"Atı Alan Üsküdar'ı Geçti" Deyiminin Anlamı ve Hikayesi
sıkça kullandığımız "atı alan üsküdar'ı geçti" deyiminin hikâyesi köroğlu ile bağdaştırılır ama köroğlu'nun efsaneleştiği 16. yy.'dan çok daha önce bu deyimin kullanıldığı sabittir. nitekim başta seyahatnâme olmak üzere birçok eserde de asıl hikâyesi anlatılmıştır. deyim, bir başka destan kahramanı olan battal gazi ve üsküdar kıyısında bulunan kız kulesi ile alakalıdır. nitekim battal gazi destanlarında da geçen bu kıssa ile deyimin çıkış noktasının bu olay olduğu barizdir.

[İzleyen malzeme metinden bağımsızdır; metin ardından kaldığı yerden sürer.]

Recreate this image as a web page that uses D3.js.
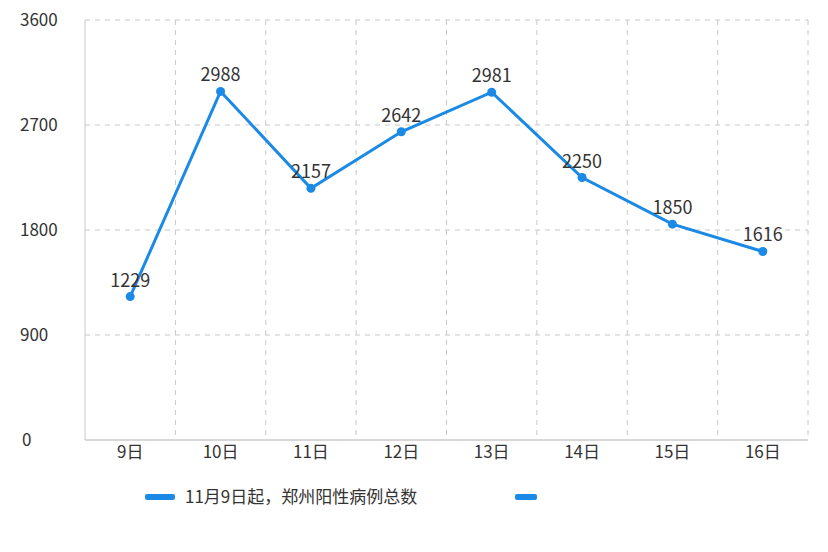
<!DOCTYPE html>
<html lang="zh">
<head>
<meta charset="utf-8">
<script src="https://d3js.org/d3.v7.min.js"></script>
<style>
  body { margin: 0; background: #fff; }
  text { font-family: "Noto Sans CJK SC", "Noto Sans", sans-serif; }
</style>
</head>
<body>
<svg id="chart" width="828" height="552"></svg>
<script>
const days = ["9日", "10日", "11日", "12日", "13日", "14日", "15日", "16日"];
const cases = [1229, 2988, 2157, 2642, 2981, 2250, 1850, 1616];
const yTicks = [0, 900, 1800, 2700, 3600];
const legendLabel = "11月9日起，郑州阳性病例总数";

const color = "#1a8ae6";
const svg = d3.select("#chart");
const mLeft = 85, mRight = 808, mTop = 20, mBottom = 440;

const x = d3.scaleBand().domain(days).range([mLeft, mRight]);
const y = d3.scaleLinear().domain([0, 3600]).range([mBottom, mTop]);

// horizontal grid
svg.append("g").selectAll("line").data(yTicks.filter(d => d > 0)).join("line")
    .attr("x1", mLeft).attr("x2", mRight)
    .attr("y1", d => y(d)).attr("y2", d => y(d))
    .attr("stroke", "#c8c8c8").attr("stroke-dasharray", "5,5");

// vertical grid at band boundaries
const bounds = days.map(d => x(d)).concat([mRight]);
svg.append("g").selectAll("line").data(bounds.slice(1)).join("line")
    .attr("x1", d => d).attr("x2", d => d)
    .attr("y1", mTop).attr("y2", mBottom)
    .attr("stroke", "#c8c8c8").attr("stroke-dasharray", "5,5");

// axis lines
svg.append("line").attr("x1", mLeft).attr("x2", mLeft).attr("y1", mTop).attr("y2", mBottom)
    .attr("stroke", "#c8c8c8");
svg.append("line").attr("x1", mLeft).attr("x2", mRight).attr("y1", mBottom).attr("y2", mBottom)
    .attr("stroke", "#b0b0b0");

// y labels
svg.append("g").selectAll("text").data(yTicks).join("text")
    .attr("x", d => d === 0 ? 22 : 20).attr("y", d => y(d) + 6)
    .attr("font-size", 17).attr("fill", "#333")
    .text(d => d);

// x labels
svg.append("g").selectAll("text").data(days).join("text")
    .attr("x", d => x(d) + x.bandwidth() / 2).attr("y", 458)
    .attr("text-anchor", "middle").attr("font-size", 17).attr("fill", "#333")
    .text(d => d);

const cx = d => x(d) + x.bandwidth() / 2;
const line = d3.line().x((d, i) => cx(days[i])).y(d => y(d));
svg.append("path").datum(cases).attr("d", line)
    .attr("fill", "none").attr("stroke", color).attr("stroke-width", 3);

svg.append("g").selectAll("circle").data(cases).join("circle")
    .attr("cx", (d, i) => cx(days[i])).attr("cy", d => y(d)).attr("r", 4.5)
    .attr("fill", color);

svg.append("g").selectAll("text").data(cases).join("text")
    .attr("x", (d, i) => cx(days[i])).attr("y", d => y(d) - 10)
    .attr("text-anchor", "middle").attr("font-size", 18).attr("fill", "#333")
    .text(d => d);

// legend
svg.append("rect").attr("x", 145).attr("y", 494).attr("width", 30).attr("height", 6)
    .attr("rx", 2).attr("fill", color);
svg.append("text").attr("x", 185).attr("y", 503).attr("font-size", 17).attr("fill", "#333")
    .text(legendLabel);
svg.append("rect").attr("x", 515).attr("y", 494).attr("width", 22).attr("height", 6)
    .attr("rx", 2).attr("fill", color);
</script>
</body>
</html>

battal gazi, yedi yıl boyunca üsküdar'da bir evde yaşar. burada bağ bahçe işleriyle uğraşır. daha sonra fetih için şam'a gider. kanatorsa isimli kral, fırsat bu fırsat diyerek kadıköy'de bir kale inşâ ettirir. üsküdar'dan çamlıca yönüne değin bir hendek kazdırır. buralara kırk bin asker yerleştirir. lâkin bu tedbirlerin de battal gazi'yi üsküdar'dan uzak tutmaya yetmeyeceğini düşünerek denizin üzerine bir de kule inşâ ettirir. nâm-ı diğer kız kulesi! ve buraya da tekfurun kızını hapsettirir. çünkü battal gazi şam'dan dönünce üsküdar tekfurunun kızına onu kaçıracağına dair söz vermiştir.
şam'da bir sene süren savaşın ardından üsküdar'a geri dönmek isteyen battal gazi, burada olan biteni öğrenince yanına 700 asker alıp üsküdar'ı basar. kaledekileri öldürürler ve askerler savaşırken battal gazi, bir kayık ile kuleye geçip hâtunu kurtarır. ayrıca buradaki hazineyi de yanına alır. bu sırada krala da haber gitmiştir ve kral, bütün askerleriyle birlikte üsküdar'a gelir. lâkin battal gazi, çoktan hâtunu da alıp atına binip gitmiştir. bu olaydan sonra kral, halk arasında alay konusu olur. aldığı tüm tedbirlere rağmen battal gazi'ye engel olamamış ve üsküdar'a da geç gelmiştir.
günümüzde "bundan sonra yapacak hiçbir şeyin kalmaması" mânâsında kullanılan "atı alan üsküdar'ı geçti" deyimin hikâyesi budur vesselam.